DATASET EXCERPT:
┄┄┄┄┄┄┄┄┄┄

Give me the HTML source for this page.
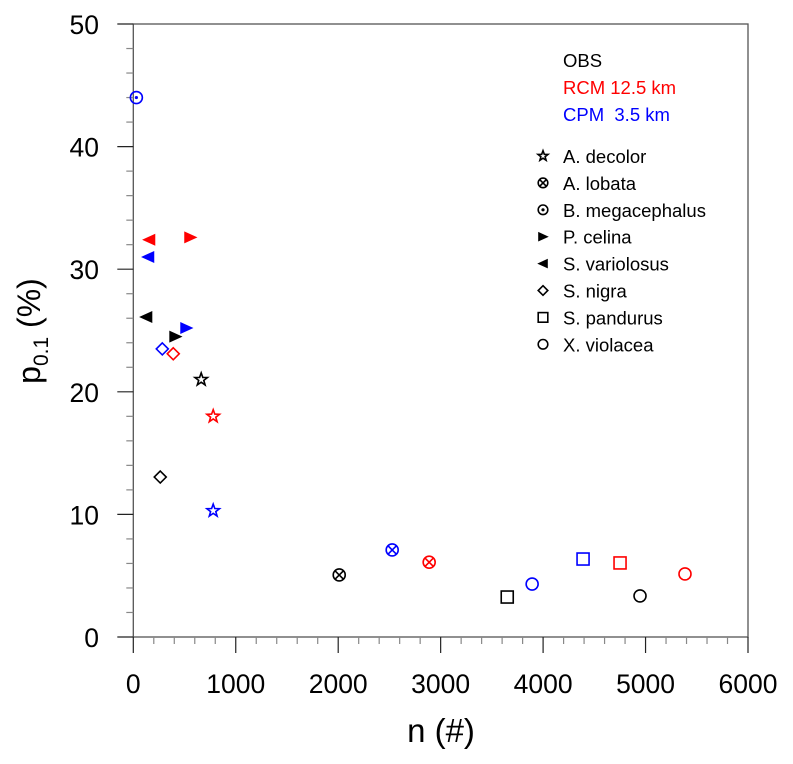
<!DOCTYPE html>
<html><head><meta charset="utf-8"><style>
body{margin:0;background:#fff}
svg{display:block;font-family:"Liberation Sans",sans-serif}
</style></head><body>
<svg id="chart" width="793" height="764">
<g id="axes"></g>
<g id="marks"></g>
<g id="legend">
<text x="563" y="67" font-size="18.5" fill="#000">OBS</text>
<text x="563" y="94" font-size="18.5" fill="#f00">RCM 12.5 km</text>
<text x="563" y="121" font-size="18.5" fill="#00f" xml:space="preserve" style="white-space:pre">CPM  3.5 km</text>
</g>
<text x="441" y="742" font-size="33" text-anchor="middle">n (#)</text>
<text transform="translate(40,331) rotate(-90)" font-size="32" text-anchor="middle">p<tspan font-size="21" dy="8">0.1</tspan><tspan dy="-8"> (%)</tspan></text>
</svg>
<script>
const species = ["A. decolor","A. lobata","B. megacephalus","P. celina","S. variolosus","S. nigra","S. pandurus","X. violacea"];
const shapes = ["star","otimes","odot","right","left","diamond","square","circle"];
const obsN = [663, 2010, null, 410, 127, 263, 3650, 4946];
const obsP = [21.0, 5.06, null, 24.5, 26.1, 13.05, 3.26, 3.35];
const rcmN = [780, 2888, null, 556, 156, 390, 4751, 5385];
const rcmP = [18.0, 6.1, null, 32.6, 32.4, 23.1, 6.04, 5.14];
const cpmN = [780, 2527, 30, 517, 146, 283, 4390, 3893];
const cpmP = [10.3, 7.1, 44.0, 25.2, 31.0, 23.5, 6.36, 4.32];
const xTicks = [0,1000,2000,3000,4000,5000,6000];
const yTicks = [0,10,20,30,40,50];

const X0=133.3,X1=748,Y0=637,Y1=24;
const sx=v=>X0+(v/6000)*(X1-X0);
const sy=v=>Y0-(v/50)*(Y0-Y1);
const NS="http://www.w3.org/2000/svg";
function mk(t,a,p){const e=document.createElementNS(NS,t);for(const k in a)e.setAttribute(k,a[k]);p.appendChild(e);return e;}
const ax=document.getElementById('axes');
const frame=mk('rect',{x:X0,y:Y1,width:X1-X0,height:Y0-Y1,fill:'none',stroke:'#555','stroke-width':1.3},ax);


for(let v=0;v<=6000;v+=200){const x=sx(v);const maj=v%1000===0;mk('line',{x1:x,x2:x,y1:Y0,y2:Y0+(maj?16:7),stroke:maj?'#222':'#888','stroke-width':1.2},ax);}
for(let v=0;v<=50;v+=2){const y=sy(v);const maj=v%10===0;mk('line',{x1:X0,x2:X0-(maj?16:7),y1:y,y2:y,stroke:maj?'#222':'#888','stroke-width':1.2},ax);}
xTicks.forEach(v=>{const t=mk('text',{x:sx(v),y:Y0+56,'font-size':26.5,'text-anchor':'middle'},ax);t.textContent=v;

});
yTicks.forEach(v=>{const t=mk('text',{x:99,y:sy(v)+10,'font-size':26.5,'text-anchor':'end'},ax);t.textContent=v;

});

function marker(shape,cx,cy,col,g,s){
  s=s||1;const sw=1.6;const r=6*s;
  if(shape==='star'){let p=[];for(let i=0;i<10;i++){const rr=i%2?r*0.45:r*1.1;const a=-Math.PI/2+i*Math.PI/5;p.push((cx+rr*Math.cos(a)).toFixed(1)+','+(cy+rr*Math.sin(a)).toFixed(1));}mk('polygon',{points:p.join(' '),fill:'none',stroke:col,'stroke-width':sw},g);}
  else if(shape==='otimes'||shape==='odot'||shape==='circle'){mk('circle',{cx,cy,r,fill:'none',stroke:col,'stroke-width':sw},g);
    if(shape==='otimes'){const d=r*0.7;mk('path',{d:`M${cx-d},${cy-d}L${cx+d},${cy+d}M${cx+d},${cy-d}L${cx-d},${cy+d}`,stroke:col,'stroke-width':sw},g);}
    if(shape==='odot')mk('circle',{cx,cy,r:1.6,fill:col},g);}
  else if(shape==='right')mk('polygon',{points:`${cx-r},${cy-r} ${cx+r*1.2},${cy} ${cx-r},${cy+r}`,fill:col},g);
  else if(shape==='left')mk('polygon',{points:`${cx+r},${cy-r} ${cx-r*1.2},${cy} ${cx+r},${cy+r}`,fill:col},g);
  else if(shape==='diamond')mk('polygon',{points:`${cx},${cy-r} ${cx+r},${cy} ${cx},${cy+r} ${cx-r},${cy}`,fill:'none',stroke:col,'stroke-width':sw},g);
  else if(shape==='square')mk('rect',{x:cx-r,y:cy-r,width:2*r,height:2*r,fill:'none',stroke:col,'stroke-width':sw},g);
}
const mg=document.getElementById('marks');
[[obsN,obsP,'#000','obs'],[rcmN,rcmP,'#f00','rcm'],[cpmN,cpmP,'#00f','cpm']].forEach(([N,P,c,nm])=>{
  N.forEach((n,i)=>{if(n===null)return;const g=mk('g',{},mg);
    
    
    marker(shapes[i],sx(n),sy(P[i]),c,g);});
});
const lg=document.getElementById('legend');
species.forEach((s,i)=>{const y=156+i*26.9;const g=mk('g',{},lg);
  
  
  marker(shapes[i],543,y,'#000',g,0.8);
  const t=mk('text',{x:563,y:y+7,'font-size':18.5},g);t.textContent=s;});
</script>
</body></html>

┄┄┄┄┄┄┄┄┄┄

EXERCISE: Reproduce the material above in full and without alteration, but skip all pictures.

OUTPUT:
Give me the HTML source for this page.
<!DOCTYPE html>
<html><head><meta charset="utf-8"><style>
body{margin:0;background:#fff}
svg{display:block;font-family:"Liberation Sans",sans-serif}
</style></head><body>
<svg id="chart" width="793" height="764">
<g id="axes"></g>
<g id="marks"></g>
<g id="legend">
<text x="563" y="67" font-size="18.5" fill="#000">OBS</text>
<text x="563" y="94" font-size="18.5" fill="#f00">RCM 12.5 km</text>
<text x="563" y="121" font-size="18.5" fill="#00f" xml:space="preserve" style="white-space:pre">CPM  3.5 km</text>
</g>
<text x="441" y="742" font-size="33" text-anchor="middle">n (#)</text>
<text transform="translate(40,331) rotate(-90)" font-size="32" text-anchor="middle">p<tspan font-size="21" dy="8">0.1</tspan><tspan dy="-8"> (%)</tspan></text>
</svg>
<script>
const species = ["A. decolor","A. lobata","B. megacephalus","P. celina","S. variolosus","S. nigra","S. pandurus","X. violacea"];
const shapes = ["star","otimes","odot","right","left","diamond","square","circle"];
const obsN = [663, 2010, null, 410, 127, 263, 3650, 4946];
const obsP = [21.0, 5.06, null, 24.5, 26.1, 13.05, 3.26, 3.35];
const rcmN = [780, 2888, null, 556, 156, 390, 4751, 5385];
const rcmP = [18.0, 6.1, null, 32.6, 32.4, 23.1, 6.04, 5.14];
const cpmN = [780, 2527, 30, 517, 146, 283, 4390, 3893];
const cpmP = [10.3, 7.1, 44.0, 25.2, 31.0, 23.5, 6.36, 4.32];
const xTicks = [0,1000,2000,3000,4000,5000,6000];
const yTicks = [0,10,20,30,40,50];

const X0=133.3,X1=748,Y0=637,Y1=24;
const sx=v=>X0+(v/6000)*(X1-X0);
const sy=v=>Y0-(v/50)*(Y0-Y1);
const NS="http://www.w3.org/2000/svg";
function mk(t,a,p){const e=document.createElementNS(NS,t);for(const k in a)e.setAttribute(k,a[k]);p.appendChild(e);return e;}
const ax=document.getElementById('axes');
const frame=mk('rect',{x:X0,y:Y1,width:X1-X0,height:Y0-Y1,fill:'none',stroke:'#555','stroke-width':1.3},ax);


for(let v=0;v<=6000;v+=200){const x=sx(v);const maj=v%1000===0;mk('line',{x1:x,x2:x,y1:Y0,y2:Y0+(maj?16:7),stroke:maj?'#222':'#888','stroke-width':1.2},ax);}
for(let v=0;v<=50;v+=2){const y=sy(v);const maj=v%10===0;mk('line',{x1:X0,x2:X0-(maj?16:7),y1:y,y2:y,stroke:maj?'#222':'#888','stroke-width':1.2},ax);}
xTicks.forEach(v=>{const t=mk('text',{x:sx(v),y:Y0+56,'font-size':26.5,'text-anchor':'middle'},ax);t.textContent=v;

});
yTicks.forEach(v=>{const t=mk('text',{x:99,y:sy(v)+10,'font-size':26.5,'text-anchor':'end'},ax);t.textContent=v;

});

function marker(shape,cx,cy,col,g,s){
  s=s||1;const sw=1.6;const r=6*s;
  if(shape==='star'){let p=[];for(let i=0;i<10;i++){const rr=i%2?r*0.45:r*1.1;const a=-Math.PI/2+i*Math.PI/5;p.push((cx+rr*Math.cos(a)).toFixed(1)+','+(cy+rr*Math.sin(a)).toFixed(1));}mk('polygon',{points:p.join(' '),fill:'none',stroke:col,'stroke-width':sw},g);}
  else if(shape==='otimes'||shape==='odot'||shape==='circle'){mk('circle',{cx,cy,r,fill:'none',stroke:col,'stroke-width':sw},g);
    if(shape==='otimes'){const d=r*0.7;mk('path',{d:`M${cx-d},${cy-d}L${cx+d},${cy+d}M${cx+d},${cy-d}L${cx-d},${cy+d}`,stroke:col,'stroke-width':sw},g);}
    if(shape==='odot')mk('circle',{cx,cy,r:1.6,fill:col},g);}
  else if(shape==='right')mk('polygon',{points:`${cx-r},${cy-r} ${cx+r*1.2},${cy} ${cx-r},${cy+r}`,fill:col},g);
  else if(shape==='left')mk('polygon',{points:`${cx+r},${cy-r} ${cx-r*1.2},${cy} ${cx+r},${cy+r}`,fill:col},g);
  else if(shape==='diamond')mk('polygon',{points:`${cx},${cy-r} ${cx+r},${cy} ${cx},${cy+r} ${cx-r},${cy}`,fill:'none',stroke:col,'stroke-width':sw},g);
  else if(shape==='square')mk('rect',{x:cx-r,y:cy-r,width:2*r,height:2*r,fill:'none',stroke:col,'stroke-width':sw},g);
}
const mg=document.getElementById('marks');
[[obsN,obsP,'#000','obs'],[rcmN,rcmP,'#f00','rcm'],[cpmN,cpmP,'#00f','cpm']].forEach(([N,P,c,nm])=>{
  N.forEach((n,i)=>{if(n===null)return;const g=mk('g',{},mg);
    
    
    marker(shapes[i],sx(n),sy(P[i]),c,g);});
});
const lg=document.getElementById('legend');
species.forEach((s,i)=>{const y=156+i*26.9;const g=mk('g',{},lg);
  
  
  marker(shapes[i],543,y,'#000',g,0.8);
  const t=mk('text',{x:563,y:y+7,'font-size':18.5},g);t.textContent=s;});
</script>
</body></html>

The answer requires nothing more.